1717 Omani invasion of Bahrain
| Date | 1717 |
| Location | Bahrain |
| Result | Omani victory |
| Territorial changes | End of Safavid rule over Bahrain |

Belligerents
- Omani Empire Al Bin Ali mercenaries;: Safavid Empire

Casualties and losses
- Unknown: Unknown

= 1717 Omani invasion of Bahrain =

1717 invasion of Bahrain by Oman

The 1717 Omani invasion of Bahrain was the invasion of Bahrain in 1717 by the Imamate of Oman, bringing an end to the 115-year rule by the declining Safavid dynasty. Following the Afghan invasion of Iran at the beginning of the 18th century which weakened the Safavids, the Omani forces were able to undermine Safavid rule in Bahrain and their actions culminated in victory for the Yaruba dynasty rulers of Oman.

Bahraini theologian, Sheikh Yusuf Al Bahrani, provided his personal account of the invasion in his biographical dictionary of Shia scholars, Lu’lu’at al-Baḥrayn (The Pearl of Bahrain):

The earth shook and everything came to a standstill while preparations were made to do battle with these vile men [the Khārijite Omani invasion force]. The first year they came to seize it they returned disappointed, for they were unable to do so. Nor were they able to succeed the second time a year later, despite the help they received from all of the Bedouin and outlaws. The third time, however, they were able to surround Bahrain by controlling the sea, for Bahrain is an island. In this way they eventually weakened its inhabitants and then took it by force. It was a horrific battle and a terrible catastrophe, for all the killing, plunder, pillage, and bloodshed that took place.

After the Khārijites had conquered it and granted the inhabitants safe passage, the people—especially the notables—fled to al-Qaṭīf and other regions. Among them was my father—God have mercy upon him—accompanied by his dependents [i.e., wives] and children, who traveled with them to al-Qaṭīf. But he left me in Bahrain in the house we owned in al-Shākhūra because some chests filled with bundles of our possessions, including books, gold coins, and clothes, were hidden there. He had taken a large portion of our possessions up to the fortress in which everyone had planned to [take refuge] when we were besieged, but he had left some behind in the house, stored in hiding places. Everything in the fortress was lost after the Khārijites took it by force, and we all left the fortress with nothing but the clothes on our backs. So when my father left for al-Qaṭīf, I remained in Bahrain; he had ordered me to gather whatever books remained in the fortress and save them from the hands of the Khārijites.
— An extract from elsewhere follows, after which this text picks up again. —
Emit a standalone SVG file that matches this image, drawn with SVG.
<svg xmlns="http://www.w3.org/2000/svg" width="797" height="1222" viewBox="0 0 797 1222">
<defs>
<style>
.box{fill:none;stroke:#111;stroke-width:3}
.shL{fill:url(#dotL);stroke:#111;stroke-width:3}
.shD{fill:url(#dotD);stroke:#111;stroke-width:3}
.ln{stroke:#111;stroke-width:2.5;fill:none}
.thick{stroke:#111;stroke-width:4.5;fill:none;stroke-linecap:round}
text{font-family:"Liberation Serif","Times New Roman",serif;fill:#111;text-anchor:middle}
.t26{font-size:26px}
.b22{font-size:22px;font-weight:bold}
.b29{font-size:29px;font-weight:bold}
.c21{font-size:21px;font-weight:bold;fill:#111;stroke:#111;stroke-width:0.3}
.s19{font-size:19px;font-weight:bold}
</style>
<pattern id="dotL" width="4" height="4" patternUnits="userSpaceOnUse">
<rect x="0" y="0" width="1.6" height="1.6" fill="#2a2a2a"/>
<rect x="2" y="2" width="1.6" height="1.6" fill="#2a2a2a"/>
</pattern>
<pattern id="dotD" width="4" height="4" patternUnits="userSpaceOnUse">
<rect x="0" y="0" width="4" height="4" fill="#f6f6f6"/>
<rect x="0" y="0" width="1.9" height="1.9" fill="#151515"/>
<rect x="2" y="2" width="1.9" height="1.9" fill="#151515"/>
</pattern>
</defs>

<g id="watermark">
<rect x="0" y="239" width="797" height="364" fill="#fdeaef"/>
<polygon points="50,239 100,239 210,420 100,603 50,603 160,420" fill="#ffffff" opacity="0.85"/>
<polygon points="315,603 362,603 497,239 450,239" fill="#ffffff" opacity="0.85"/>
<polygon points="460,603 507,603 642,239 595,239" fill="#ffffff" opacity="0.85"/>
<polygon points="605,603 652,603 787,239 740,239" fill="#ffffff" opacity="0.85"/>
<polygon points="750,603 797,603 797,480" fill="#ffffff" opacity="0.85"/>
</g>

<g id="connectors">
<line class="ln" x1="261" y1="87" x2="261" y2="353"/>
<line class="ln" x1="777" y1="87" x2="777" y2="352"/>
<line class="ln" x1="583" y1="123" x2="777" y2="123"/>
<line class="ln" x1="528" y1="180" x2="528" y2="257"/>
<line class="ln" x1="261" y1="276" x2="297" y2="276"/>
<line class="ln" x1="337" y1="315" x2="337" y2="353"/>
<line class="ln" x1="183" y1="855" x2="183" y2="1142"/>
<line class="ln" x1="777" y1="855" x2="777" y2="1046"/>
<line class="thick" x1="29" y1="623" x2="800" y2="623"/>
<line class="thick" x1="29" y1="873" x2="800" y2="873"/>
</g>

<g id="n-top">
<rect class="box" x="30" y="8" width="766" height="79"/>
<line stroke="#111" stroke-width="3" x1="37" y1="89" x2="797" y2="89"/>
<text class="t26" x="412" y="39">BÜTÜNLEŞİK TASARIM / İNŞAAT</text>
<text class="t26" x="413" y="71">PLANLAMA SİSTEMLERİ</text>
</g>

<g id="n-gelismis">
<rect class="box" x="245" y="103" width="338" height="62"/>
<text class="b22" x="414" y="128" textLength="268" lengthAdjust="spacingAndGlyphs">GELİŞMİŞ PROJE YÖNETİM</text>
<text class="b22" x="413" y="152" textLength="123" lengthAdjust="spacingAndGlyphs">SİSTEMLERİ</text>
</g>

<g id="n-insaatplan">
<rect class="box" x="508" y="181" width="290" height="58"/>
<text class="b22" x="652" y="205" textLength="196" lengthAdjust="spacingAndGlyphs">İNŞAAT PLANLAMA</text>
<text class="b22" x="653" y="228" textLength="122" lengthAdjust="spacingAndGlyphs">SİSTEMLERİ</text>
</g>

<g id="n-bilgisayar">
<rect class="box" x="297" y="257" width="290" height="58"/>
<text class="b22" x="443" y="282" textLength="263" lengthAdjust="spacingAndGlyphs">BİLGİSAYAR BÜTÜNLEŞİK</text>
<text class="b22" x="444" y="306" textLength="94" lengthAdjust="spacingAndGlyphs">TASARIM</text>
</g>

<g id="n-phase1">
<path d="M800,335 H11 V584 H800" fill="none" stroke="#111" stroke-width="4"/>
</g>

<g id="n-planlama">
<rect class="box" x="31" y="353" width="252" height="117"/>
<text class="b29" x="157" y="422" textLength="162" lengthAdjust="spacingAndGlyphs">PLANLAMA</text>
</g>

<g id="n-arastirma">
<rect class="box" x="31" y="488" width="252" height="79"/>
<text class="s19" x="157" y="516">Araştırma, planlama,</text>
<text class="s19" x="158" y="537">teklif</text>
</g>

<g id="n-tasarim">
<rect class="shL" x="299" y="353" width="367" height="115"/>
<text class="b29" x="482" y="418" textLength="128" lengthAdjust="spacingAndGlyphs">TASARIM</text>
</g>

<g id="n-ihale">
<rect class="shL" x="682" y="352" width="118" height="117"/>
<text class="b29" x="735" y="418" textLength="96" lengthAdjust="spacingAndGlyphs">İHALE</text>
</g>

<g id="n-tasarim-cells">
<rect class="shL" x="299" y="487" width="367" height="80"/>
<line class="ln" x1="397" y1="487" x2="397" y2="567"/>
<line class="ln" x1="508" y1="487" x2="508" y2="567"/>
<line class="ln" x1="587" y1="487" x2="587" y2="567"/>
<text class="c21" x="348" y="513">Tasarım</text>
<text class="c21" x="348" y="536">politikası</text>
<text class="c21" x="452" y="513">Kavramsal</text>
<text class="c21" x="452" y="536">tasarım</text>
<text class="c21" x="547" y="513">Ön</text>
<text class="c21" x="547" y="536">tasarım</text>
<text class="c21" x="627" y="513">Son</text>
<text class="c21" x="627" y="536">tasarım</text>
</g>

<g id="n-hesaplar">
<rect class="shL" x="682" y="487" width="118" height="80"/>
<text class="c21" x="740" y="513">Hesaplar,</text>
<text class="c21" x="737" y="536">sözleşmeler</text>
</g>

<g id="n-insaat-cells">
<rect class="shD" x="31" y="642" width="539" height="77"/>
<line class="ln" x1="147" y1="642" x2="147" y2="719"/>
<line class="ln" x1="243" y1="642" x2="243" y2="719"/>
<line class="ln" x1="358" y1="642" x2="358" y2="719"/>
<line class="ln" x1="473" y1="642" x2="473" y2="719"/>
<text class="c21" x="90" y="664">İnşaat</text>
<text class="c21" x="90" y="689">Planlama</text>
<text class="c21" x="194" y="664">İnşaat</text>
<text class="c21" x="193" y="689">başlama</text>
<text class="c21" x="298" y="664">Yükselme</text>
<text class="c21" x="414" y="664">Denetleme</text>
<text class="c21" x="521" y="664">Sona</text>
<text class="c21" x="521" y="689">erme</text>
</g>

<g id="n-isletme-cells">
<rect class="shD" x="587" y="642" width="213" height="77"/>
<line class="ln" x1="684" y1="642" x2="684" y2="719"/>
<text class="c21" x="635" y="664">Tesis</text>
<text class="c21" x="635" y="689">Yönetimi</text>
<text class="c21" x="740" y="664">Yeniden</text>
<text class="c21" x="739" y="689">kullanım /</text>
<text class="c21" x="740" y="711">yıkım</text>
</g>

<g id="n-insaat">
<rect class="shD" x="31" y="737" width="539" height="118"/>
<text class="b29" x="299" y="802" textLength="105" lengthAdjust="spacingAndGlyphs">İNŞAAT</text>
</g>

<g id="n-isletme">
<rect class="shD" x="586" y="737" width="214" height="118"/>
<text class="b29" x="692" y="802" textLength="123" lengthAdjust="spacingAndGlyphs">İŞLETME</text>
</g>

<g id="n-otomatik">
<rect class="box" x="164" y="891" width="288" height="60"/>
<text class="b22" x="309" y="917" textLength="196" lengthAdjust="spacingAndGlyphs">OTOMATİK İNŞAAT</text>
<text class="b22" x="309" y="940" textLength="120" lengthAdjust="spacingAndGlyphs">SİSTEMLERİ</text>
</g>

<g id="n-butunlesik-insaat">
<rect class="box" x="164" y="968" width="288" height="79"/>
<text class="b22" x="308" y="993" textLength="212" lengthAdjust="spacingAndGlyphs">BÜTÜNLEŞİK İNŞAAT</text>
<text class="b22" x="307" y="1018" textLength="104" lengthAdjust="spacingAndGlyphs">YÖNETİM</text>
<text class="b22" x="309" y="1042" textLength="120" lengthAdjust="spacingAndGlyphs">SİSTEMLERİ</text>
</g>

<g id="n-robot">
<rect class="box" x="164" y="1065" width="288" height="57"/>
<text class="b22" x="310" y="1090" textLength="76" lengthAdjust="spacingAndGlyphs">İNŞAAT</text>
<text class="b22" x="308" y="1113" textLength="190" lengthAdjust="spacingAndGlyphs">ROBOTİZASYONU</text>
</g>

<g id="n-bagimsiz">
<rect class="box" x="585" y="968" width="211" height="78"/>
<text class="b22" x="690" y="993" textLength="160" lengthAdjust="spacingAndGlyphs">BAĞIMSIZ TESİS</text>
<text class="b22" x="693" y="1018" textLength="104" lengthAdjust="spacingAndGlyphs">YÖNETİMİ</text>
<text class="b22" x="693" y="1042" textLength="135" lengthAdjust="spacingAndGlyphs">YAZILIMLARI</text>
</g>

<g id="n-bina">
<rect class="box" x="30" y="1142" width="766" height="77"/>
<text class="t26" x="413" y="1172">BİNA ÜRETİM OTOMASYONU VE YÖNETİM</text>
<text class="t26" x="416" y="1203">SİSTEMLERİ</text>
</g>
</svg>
I did manage to save a number of books that I found there along with some that were left in the house, which I sent to him a few at a time. These years passed in an utter lack of prosperity.
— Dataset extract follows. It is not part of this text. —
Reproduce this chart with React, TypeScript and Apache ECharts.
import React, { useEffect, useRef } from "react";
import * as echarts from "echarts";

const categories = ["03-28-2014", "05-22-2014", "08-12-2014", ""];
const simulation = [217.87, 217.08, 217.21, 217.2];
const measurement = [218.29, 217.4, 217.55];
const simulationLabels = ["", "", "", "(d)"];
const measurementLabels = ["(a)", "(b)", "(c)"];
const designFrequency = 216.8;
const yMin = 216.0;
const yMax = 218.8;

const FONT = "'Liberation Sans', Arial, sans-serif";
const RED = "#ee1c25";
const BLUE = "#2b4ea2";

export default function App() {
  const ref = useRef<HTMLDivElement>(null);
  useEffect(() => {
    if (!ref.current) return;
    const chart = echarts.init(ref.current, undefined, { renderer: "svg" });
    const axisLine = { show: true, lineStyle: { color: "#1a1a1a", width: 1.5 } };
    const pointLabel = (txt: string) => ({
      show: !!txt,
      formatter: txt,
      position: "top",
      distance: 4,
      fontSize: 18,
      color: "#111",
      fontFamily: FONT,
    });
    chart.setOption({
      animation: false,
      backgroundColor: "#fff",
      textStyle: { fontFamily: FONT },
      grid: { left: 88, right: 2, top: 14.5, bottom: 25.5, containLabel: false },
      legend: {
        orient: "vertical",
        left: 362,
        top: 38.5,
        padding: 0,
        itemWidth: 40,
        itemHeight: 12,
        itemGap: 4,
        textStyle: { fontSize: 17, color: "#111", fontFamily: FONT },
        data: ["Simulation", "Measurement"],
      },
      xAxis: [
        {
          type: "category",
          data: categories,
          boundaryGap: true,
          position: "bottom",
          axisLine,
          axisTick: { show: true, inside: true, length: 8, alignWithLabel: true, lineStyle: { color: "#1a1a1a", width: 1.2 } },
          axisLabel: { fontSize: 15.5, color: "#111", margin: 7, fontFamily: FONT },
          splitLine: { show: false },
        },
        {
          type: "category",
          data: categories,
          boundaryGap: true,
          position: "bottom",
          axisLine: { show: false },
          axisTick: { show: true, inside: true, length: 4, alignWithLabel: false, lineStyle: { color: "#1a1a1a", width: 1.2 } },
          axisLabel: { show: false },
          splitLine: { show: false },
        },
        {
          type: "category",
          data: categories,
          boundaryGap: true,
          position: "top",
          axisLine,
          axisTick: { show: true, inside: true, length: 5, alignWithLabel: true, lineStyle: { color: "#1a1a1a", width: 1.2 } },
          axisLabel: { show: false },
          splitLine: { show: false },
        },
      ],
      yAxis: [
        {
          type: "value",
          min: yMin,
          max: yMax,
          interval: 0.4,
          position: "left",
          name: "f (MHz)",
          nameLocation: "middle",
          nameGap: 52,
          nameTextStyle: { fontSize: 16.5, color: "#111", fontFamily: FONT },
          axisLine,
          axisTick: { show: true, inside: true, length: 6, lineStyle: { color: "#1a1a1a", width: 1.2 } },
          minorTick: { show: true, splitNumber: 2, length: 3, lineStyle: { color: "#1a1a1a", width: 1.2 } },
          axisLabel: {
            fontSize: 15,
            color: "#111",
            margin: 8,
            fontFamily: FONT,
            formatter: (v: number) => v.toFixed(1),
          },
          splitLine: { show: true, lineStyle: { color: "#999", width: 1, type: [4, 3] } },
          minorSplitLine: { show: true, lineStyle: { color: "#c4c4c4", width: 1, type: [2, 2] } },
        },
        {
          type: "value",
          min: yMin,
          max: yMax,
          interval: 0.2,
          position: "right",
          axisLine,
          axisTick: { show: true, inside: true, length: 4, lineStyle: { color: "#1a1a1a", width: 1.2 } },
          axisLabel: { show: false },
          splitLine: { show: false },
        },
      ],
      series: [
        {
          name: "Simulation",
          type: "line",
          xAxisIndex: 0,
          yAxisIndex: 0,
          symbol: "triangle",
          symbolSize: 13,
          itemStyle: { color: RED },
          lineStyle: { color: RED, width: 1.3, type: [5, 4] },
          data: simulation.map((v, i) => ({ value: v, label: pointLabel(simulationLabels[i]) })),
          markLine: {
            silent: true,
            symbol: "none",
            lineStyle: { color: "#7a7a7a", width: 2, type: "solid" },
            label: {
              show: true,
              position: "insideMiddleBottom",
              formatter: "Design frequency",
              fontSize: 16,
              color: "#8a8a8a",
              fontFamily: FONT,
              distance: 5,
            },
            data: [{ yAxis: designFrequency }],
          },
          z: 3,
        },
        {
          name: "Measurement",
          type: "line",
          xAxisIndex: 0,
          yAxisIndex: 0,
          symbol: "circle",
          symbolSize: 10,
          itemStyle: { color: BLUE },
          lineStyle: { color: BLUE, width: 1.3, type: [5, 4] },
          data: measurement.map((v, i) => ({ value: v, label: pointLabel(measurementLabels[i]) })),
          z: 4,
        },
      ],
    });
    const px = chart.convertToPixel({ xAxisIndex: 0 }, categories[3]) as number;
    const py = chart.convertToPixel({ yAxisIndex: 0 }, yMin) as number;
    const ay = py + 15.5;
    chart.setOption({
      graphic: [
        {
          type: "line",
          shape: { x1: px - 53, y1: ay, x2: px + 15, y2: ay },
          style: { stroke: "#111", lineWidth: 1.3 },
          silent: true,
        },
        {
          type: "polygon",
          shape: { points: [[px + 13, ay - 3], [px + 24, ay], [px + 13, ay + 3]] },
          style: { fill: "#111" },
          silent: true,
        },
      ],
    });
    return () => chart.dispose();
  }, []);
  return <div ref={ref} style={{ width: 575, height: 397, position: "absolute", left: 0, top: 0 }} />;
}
I then traveled to al-Qaṭīf to visit my father and stayed there two or three months, but my father grew fed up with sitting in al-Qaṭīf because of the large number of dependents he had with him, the miserable conditions, and his lack of money, so he grew determined to return to Bahrain even though it was in the hands of the Khārijites. Fate, however, intervened between him and his plans, for the Persian army, along with a large number of Bedouins, arrived at that time to liberate Bahrain from the hands of the Khārijites. We followed the events closely and waited to see the outcome of these disasters; eventually the wheel of fortune turned against the Persians, they were all killed, and Bahrain was burned. Our house in the village [of al-Shākhūra] was among those burned.

...During this time, I was traveling back and forth to Bahrain in order to take care of the date palms we owned there and gather the harvest, then returning to al-Qaṭīf to study. [This continued] until Bahrain was taken from the hands of the Khārijites by treaty, after a great sum had been paid to their commander, because of the Persian king's weakness and impotence, and his empire's decline through bad administration.
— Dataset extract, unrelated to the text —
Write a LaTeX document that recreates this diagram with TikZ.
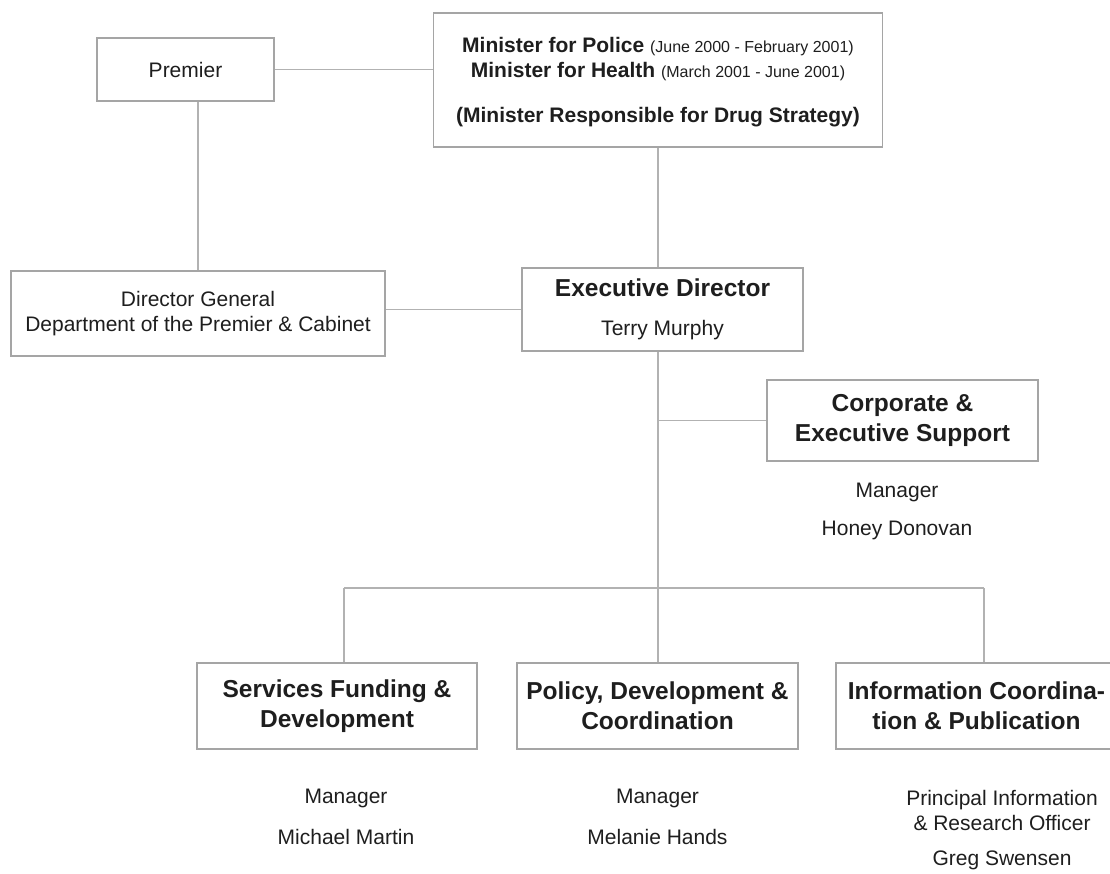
\documentclass[tikz,border=0pt]{standalone}
\usepackage{fontspec}
\setmainfont{Liberation Sans}
\usepackage{tikz}
\usetikzlibrary{positioning}
\definecolor{orgline}{RGB}{178,178,178}
\definecolor{orgedge}{RGB}{165,165,165}
\definecolor{orgtext}{RGB}{30,30,30}
\newcommand{\orgreg}{\fontsize{21}{25}\selectfont}
\newcommand{\orgsmall}{\fontsize{16}{25}\selectfont\mdseries}
\newcommand{\orghead}{\fontsize{24.5}{30}\selectfont\bfseries}
\tikzstyle{link} = [line width=1.1pt, color=orgline]
\tikzstyle{unit} = [rectangle, draw=orgedge, line width=1.2pt, fill=white, inner sep=0pt, align=center, text=orgtext, font=\orghead]
\tikzstyle{plain} = [align=center, text=orgtext, font=\orgreg, inner sep=0pt]

\begin{document}
\begin{tikzpicture}[x=1pt, y=-1pt]
\useasboundingbox (0,0) rectangle (1110,874);
\clip (0,0) rectangle (1110,874);
% Top level
\node (prem) [unit, font=\orgreg, minimum width=177pt, minimum height=63pt] at (185.5,69.5) {Premier};
\node (mini) [unit, font=\fontsize{21}{25}\selectfont\bfseries, minimum width=449pt, minimum height=134pt, text depth=0pt] at (658,80)
  {\raisebox{-3pt}{}Minister for Police {\orgsmall (June 2000 - February 2001)}\\
   Minister for Health {\orgsmall (March 2001 - June 2001)}\\[20pt]
   (Minister Responsible for Drug Strategy)};
\node (dg) [unit, font=\orgreg, minimum width=374pt, minimum height=85pt] at (198,313.5)
  {Director General\\ Department of the Premier \& Cabinet};
\node (exd) [unit, minimum width=281pt, minimum height=83pt] at (662.5,309.5)
  {Executive Director\\[9pt] {\orgreg\mdseries Terry Murphy}};

% Corporate branch
\node (ces) [unit, minimum width=271pt, minimum height=81pt] at (902.5,420.5)
  {Corporate \&\\ Executive Support};
\node (cesmgr) [plain, below of=ces, node distance=71.5pt, xshift=-5.5pt] {Manager};
\node (cesname) [plain, below of=cesmgr, node distance=38pt] {Honey Donovan};

% Bottom units
\node (sfd) [unit, minimum width=280pt, minimum height=86pt] at (337,706)
  {Services Funding \&\\ Development};
\node (pdc) [unit, minimum width=281pt, minimum height=86pt] at (657.5,706)
  {Policy, Development \&\\ Coordination};
\node (icp) [unit, minimum width=281pt, minimum height=86pt] at (976.5,706)
  {Information Coordina-\\ tion \& Publication};

\node (sfdmgr) [plain, below of=sfd, node distance=92pt, xshift=9pt] {Manager};
\node (sfdname) [plain, below of=sfdmgr, node distance=39pt] {Michael Martin};
\node (pdcmgr) [plain, below of=pdc, node distance=92pt] {Manager};
\node (pdcname) [plain, below of=pdcmgr, node distance=39pt] {Melanie Hands};
\node (icprole) [plain, below of=icp, node distance=104.5pt, xshift=25.5pt] {Principal Information\\ \& Research Officer};
\node (icpname) [plain, below of=icprole, node distance=49.5pt] {Greg Swensen};

% Connectors
\coordinate (bus) at (658,588);
\coordinate (busl) at (344,588);
\coordinate (busr) at (984,588);
\draw[link] (prem.east) -- (prem.east -| mini.west);
\draw[link] (dg.north) -- (dg.north |- prem.south);
\draw[link] (mini.south) -- (mini.south |- exd.north);
\draw[link] (exd.west -| dg.east) -- (exd.west);
\draw[link] (bus |- exd.south) -- (bus);
\draw[link] (ces.west) -- (ces.west -| bus);
\draw[link] (busl) -- (busr);
\draw[link] (busl) -- (busl |- sfd.north);
\draw[link] (bus) -- (bus |- pdc.north);
\draw[link] (busr) -- (busr |- icp.north);
\end{tikzpicture}
\end{document}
However, when the Omanis later relinquished control, it did not bring peace to Bahrain. The political weakness of Persia meant that the islands were soon invaded by the Huwala, who Al Bahrani said 'ruined' Bahrain. Almost constant warfare between various Sunni naval powers, the Omanis and then the Persians under Nadir Shah and Karim Khan Zand laid waste to much of Bahrain, while the high taxes imposed by the Omanis drove out the pearl merchants and the pearl divers. Danish German Arabist Carsten Niebuhr found in 1763 that Bahrain's 360 towns and villages had, through warfare and economic distress, been reduced to only 60.

From 1783 Bahrain was ruled by a succession of sheikhs from the House of Al-Khalifa. They continue to rule Bahrain to this day.